Your instructions: Search the records for the word "seaborn" and pick out every line that has it.
-- Start Stored rows --
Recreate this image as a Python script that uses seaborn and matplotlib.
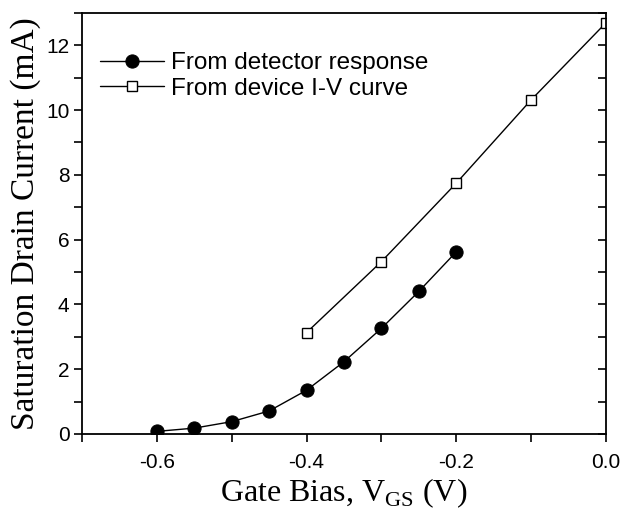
import matplotlib
matplotlib.use("Agg")
import matplotlib.pyplot as plt
import seaborn as sns
import pandas as pd
from matplotlib.ticker import MultipleLocator

# Data
vgs_detector = [-0.60, -0.55, -0.50, -0.45, -0.40, -0.35, -0.30, -0.25, -0.20]
id_detector = [0.08, 0.18, 0.38, 0.71, 1.35, 2.23, 3.26, 4.40, 5.62]
vgs_iv = [-0.40, -0.30, -0.20, -0.10, 0.00]
id_iv = [3.13, 5.32, 7.74, 10.31, 12.69]
label_detector = "From detector response"
label_iv = "From device I-V curve"
xticks = [-0.6, -0.4, -0.2, 0.0]
xtick_labels = ["-0.6", "-0.4", "-0.2", "0.0"]
yticks = [0, 2, 4, 6, 8, 10, 12]

sns.set_theme(style="ticks")
plt.rcParams['font.family'] = ['Liberation Sans', 'DejaVu Sans']
plt.rcParams['text.color'] = 'black'
plt.rcParams['axes.labelcolor'] = 'black'

fig = plt.figure(figsize=(6.22, 5.16), dpi=100)
ax = fig.add_axes([0.132, 0.159, 0.842, 0.816])

df1 = pd.DataFrame({"x": vgs_detector, "y": id_detector})
df2 = pd.DataFrame({"x": vgs_iv, "y": id_iv})

sns.lineplot(data=df1, x="x", y="y", ax=ax, color="black", lw=1.0,
             marker="o", markersize=9.5, markerfacecolor="black",
             markeredgecolor="black", label=label_detector)
sns.lineplot(data=df2, x="x", y="y", ax=ax, color="black", lw=1.0,
             marker="s", markersize=7, markerfacecolor="white",
             markeredgecolor="black", markeredgewidth=1.0, label=label_iv)

ax.set_xlim(-0.7, 0.0)
ax.set_ylim(0, 13)
ax.set_xticks(xticks)
ax.set_xticklabels(xtick_labels)
ax.set_yticks(yticks)
ax.xaxis.set_minor_locator(MultipleLocator(0.1))
ax.yaxis.set_minor_locator(MultipleLocator(1))

for s in ax.spines.values():
    s.set_visible(True)
    s.set_linewidth(1.3)
    s.set_color("black")

ax.tick_params(axis="both", which="both", direction="out", colors="black",
               labelsize=15, width=1.2)
ax.tick_params(axis="both", which="major", length=6)
ax.tick_params(axis="both", which="minor", length=6)
ax.tick_params(axis="x", pad=8)
ax.tick_params(axis="y", pad=3)

ax2 = ax.twinx()
ax2.set_ylim(0, 13)
ax2.set_yticks(yticks)
ax2.yaxis.set_minor_locator(MultipleLocator(1))
ax2.tick_params(axis="y", which="both", direction="in", length=6, width=1.2,
                labelright=False, colors="black")
for s in ax2.spines.values():
    s.set_visible(False)

ax.set_xlabel("Gate Bias, V$_{\\mathregular{GS}}$ (V)", family=["Liberation Serif"],
              fontsize=23, labelpad=3, color="black")
ax.set_ylabel("Saturation Drain Current (mA)", family=["Liberation Serif"],
              fontsize=24, labelpad=4, color="black")

leg = ax.legend(loc="upper left", bbox_to_anchor=(0.0, 0.95), frameon=False,
                fontsize=17.5, handlelength=2.6, handletextpad=0.3,
                labelspacing=0.15, borderaxespad=0.35)
for t in leg.get_texts():
    t.set_color("black")

fig.savefig("out.png", dpi=100)
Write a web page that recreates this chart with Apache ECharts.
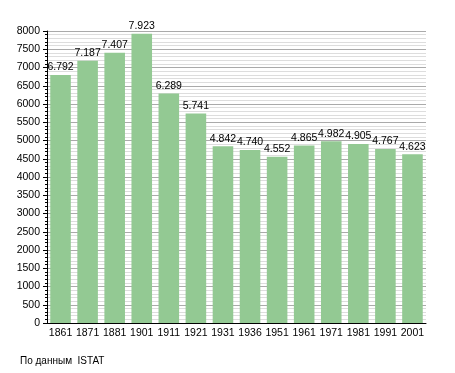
<!DOCTYPE html>
<html><head><meta charset="utf-8">
<script src="https://cdn.jsdelivr.net/npm/echarts@6/dist/echarts.min.js"></script>
<style>html,body{margin:0;padding:0;background:#fff}#c{width:455px;height:373px}</style>
</head><body><div id="c"></div>
<script>
const categories = ['1861','1871','1881','1901','1911','1921','1931','1936','1951','1961','1971','1981','1991','2001'];
const population = [6792,7187,7407,7923,6289,5741,4842,4740,4552,4865,4982,4905,4767,4623];
const yTicks = {min:0, max:8000, interval:500};
const font = 'Liberation Sans, Arial, sans-serif';
const chart = echarts.init(document.getElementById('c'), null, {renderer:'canvas'});
chart.setOption({
  animation:false,
  grid:{left:47,right:29,top:31,bottom:50,containLabel:false},
  graphic:[{type:'text',left:20,top:356,style:{text:'По данным  ISTAT',font:'10px '+font,fill:'#000'}}],
  xAxis:{type:'category',data:categories,
    axisLine:{lineStyle:{color:'#000',width:1}},axisTick:{show:false},
    axisLabel:{color:'#000',fontFamily:font,fontSize:10.5,margin:5,interval:0},
    splitLine:{show:false}},
  yAxis:{type:'value',min:yTicks.min,max:yTicks.max,interval:yTicks.interval,
    axisLine:{show:true,lineStyle:{color:'#000',width:1}},
    axisTick:{show:true,length:4,lineStyle:{color:'#000'}},
    minorTick:{show:true,splitNumber:5,length:2,lineStyle:{color:'#000'}},
    axisLabel:{color:'#000',fontFamily:font,fontSize:10.5,margin:7,formatter:v=>String(v)},
    splitLine:{show:true,lineStyle:{color:'#aaa',width:1}},
    minorSplitLine:{show:true,lineStyle:{color:'#ddd',width:1}}},
  series:[{type:'bar',data:population,barCategoryGap:'24%',
    itemStyle:{color:'#93c993'},
    label:{show:true,position:'top',distance:2,color:'#000',fontFamily:font,fontSize:10.5,
      formatter:p=>String(p.value).replace(/\B(?=(\d{3})+(?!\d))/g,'.')}}]
});
</script></body></html>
-- End Stored rows --
Result for this task:
Recreate this image as a Python script that uses seaborn and matplotlib.
import seaborn as sns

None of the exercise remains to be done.